De Laurentiis è stato esplicito, anzi ruvido. Lui, che prese il Napoli 17 anni fa dalla Fallimentare in un’aula del vecchio tribunale di Castel Capuano, ha adoperato quel verbo - fallire - all’inizio della conferenza stampa a Roma, dove è da sempre il centro operativo del club. «Il budget va rivisto. Sennò il Napoli fallisce». Non fu possibile un anno fa procedere alla cessione di giocatori e di conseguenza ridurre il monte ingaggi perché i tempi del mercato furono molto ristretti e non arrivarono offerte ritenute adeguate per i big. Se queste proposte - «appropriate», precisa il presidente - ci saranno, stavolta essi partiranno.
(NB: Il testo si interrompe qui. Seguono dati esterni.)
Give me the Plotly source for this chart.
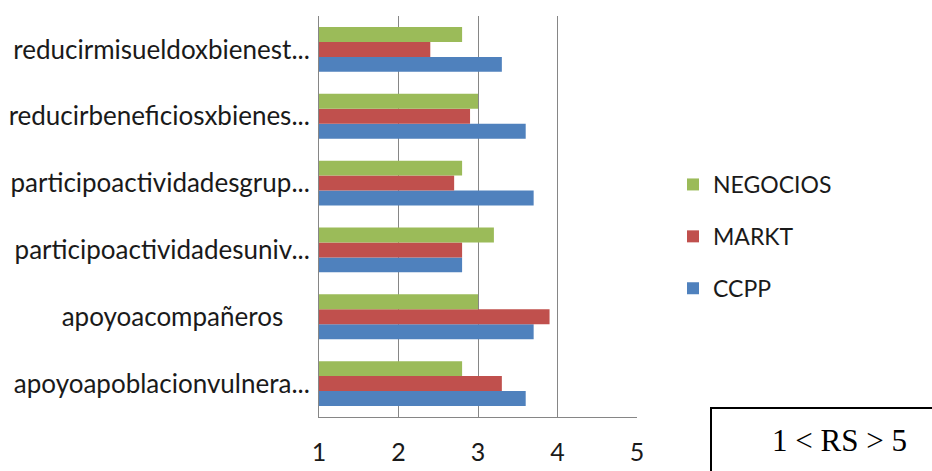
import plotly.graph_objects as go

categories = [
    "apoyoapoblacionvulnera...",
    "apoyoacompañeros",
    "participoactividadesuniv...",
    "participoactividadesgrup...",
    "reducirbeneficiosxbienes...",
    "reducirmisueldoxbienest...",
]
ccpp = [3.6, 3.7, 2.8, 3.7, 3.6, 3.3]
markt = [3.3, 3.9, 2.8, 2.7, 2.9, 2.4]
negocios = [2.8, 3.0, 3.2, 2.8, 3.0, 2.8]
x_ticks = [1, 2, 3, 4, 5]

series = [("CCPP", ccpp, "#4F81BD", 3), ("MARKT", markt, "#C0504D", 2), ("NEGOCIOS", negocios, "#9BBB59", 1)]

FONT = "Lato"
fig = go.Figure()
for name, vals, col, rank in series:
    fig.add_trace(go.Bar(y=categories, x=vals, name=name, orientation="h", legendrank=rank,
                         marker=dict(color=col, line=dict(width=0)), legendgroup=name))

W, H = 932, 471
L, R, T, B = 319, 637, 16, 417
tick_text = [c + ("\u00a0" * 4 if c == "apoyoacompañeros" else "") for c in categories]
fig.update_layout(
    width=W, height=H,
    margin=dict(l=L, r=W - R, t=T, b=H - B, pad=0, autoexpand=False),
    paper_bgcolor="white", plot_bgcolor="white",
    barmode="group", bargap=0.33, bargroupgap=0,
    font=dict(family=FONT, size=22, color="#1a1a1a"),
    showlegend=True,
    legend=dict(x=(673 - L) / (R - L), xanchor="left", y=(B - 163) / (B - T), yanchor="top",
                traceorder="grouped", tracegroupgap=19,
                font=dict(family=FONT, size=23, color="#1a1a1a"),
                itemwidth=30, bgcolor="rgba(0,0,0,0)"),
    xaxis=dict(range=[1, 5], tickvals=x_ticks, showgrid=True, gridcolor="#868686", gridwidth=1,
               showline=True, linecolor="#868686", linewidth=1, zeroline=False, automargin=False,
               ticks="", ticklabelstandoff=13, tickfont=dict(size=25)),
    yaxis=dict(categoryorder="array", categoryarray=categories, tickvals=categories, ticktext=tick_text,
               showgrid=False, automargin=False,
               showline=True, linecolor="#868686", linewidth=1, ticks="",
               ticklabelstandoff=3, tickfont=dict(size=26)),
)

# "1 < RS > 5" text box
bx0 = (711 - L) / (R - L)
bx1 = (940 - L) / (R - L)
by0 = (B - 480) / (B - T)
by1 = (B - 408) / (B - T)
fig.add_shape(type="rect", xref="paper", yref="paper", x0=bx0, x1=bx1, y0=by0, y1=by1,
              line=dict(color="black", width=2), fillcolor="rgba(0,0,0,0)", layer="above")
fig.add_annotation(xref="paper", yref="paper", x=(839 - L) / (R - L), y=(B - 440) / (B - T),
                   text="1 &lt; RS &gt; 5", showarrow=False, xanchor="center", yanchor="middle",
                   font=dict(family="Liberation Serif", size=31, color="black"))

fig.write_html("out.html")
Perché non ci sono intoccabili.
De Laurentiis, criticato da una parte della tifoseria per la sua freddezza da manager, ha descritto con chiarezza quale sarà il futuro del Napoli. Il sogno è tornare in Champions. La certezza, anzi l’obbligo, è risanare. Dunque, non potranno esservi equivoci. Arriva in panchina Spalletti, uno dei migliori allenatori italiani, eppure la squadra potrebbe indebolirsi. Segno dei tempi. Apportare i tagli all’organico (ovvero agli stipendi) è qualcosa non più rinviabile alla luce della seconda mancata qualificazione alla Champions. De Laurentiis ha chiesto l’intervento del premier Draghi per risollevare il calcio, arrivato a un rosso di 1,5 miliardi dopo la pandemia, eppure lui è un presidente che ha tenuto i bilanci sempre a posto, senza dover ricorrere all’artificio delle plusvalenze.
Il quadro è di grande sofferenza, devastante secondo i club. Ed è giusto il richiamo al realtà in attesa che si possa prendere in considerazione un’alternativa alla Superlega con introiti da 10 miliardi, illustrata a grandi linee da De Laurentiis. Conte si è congedato dall’Inter poche ore dopo aver vinto lo scudetto perché aveva fiutato l’aria di ridimensionamento, dai tagli sugli stipendi alla cessione dei migliori nerazzurri: Hakimi, dopo un anno, sta per passare al Psg per 70 milioni.
Il Napoli deve sedersi al tavolo della trattativa con l’intenzione di far continuare il rapporto con Lorenzo oltre il 30 giugno 2022. Serve uno sforzo, la questione è economica ma non solo. Bisogna far sentire l’azzurro più amato da Mancini davvero importante nel club, non una bandiera da mettere eventualmente nel cassetto se non soffia il vento giusto per farla sventolare. Non si può dire nel caso di Insigne: «E poi sarà quel che sarà». Lorenzo è un capitale da difendere. Arrivato a 30 anni, legato sentimentalmente alla maglia che indossa da dieci stagioni, il capitano sa che questi non sono i tempi per chiedere un contratto stratosferico. Le parti avrebbero dovuto cominciare a confrontarsi prima che finisse il campionato, quando gli azzurri erano rientrati in corsa per la Chiampions, fallita nella notte buia della partita con il Verona. De Laurentiis vorrebbe parlare con i giocatori in ritiro per capire cosa successe quel 23 maggio. E a che servirebbe? La verità è probabilmente quella di una squadra che rivelò negli ultimi 90’ tutti i suoi limiti psicologici e tutta la sua carenza di personalità.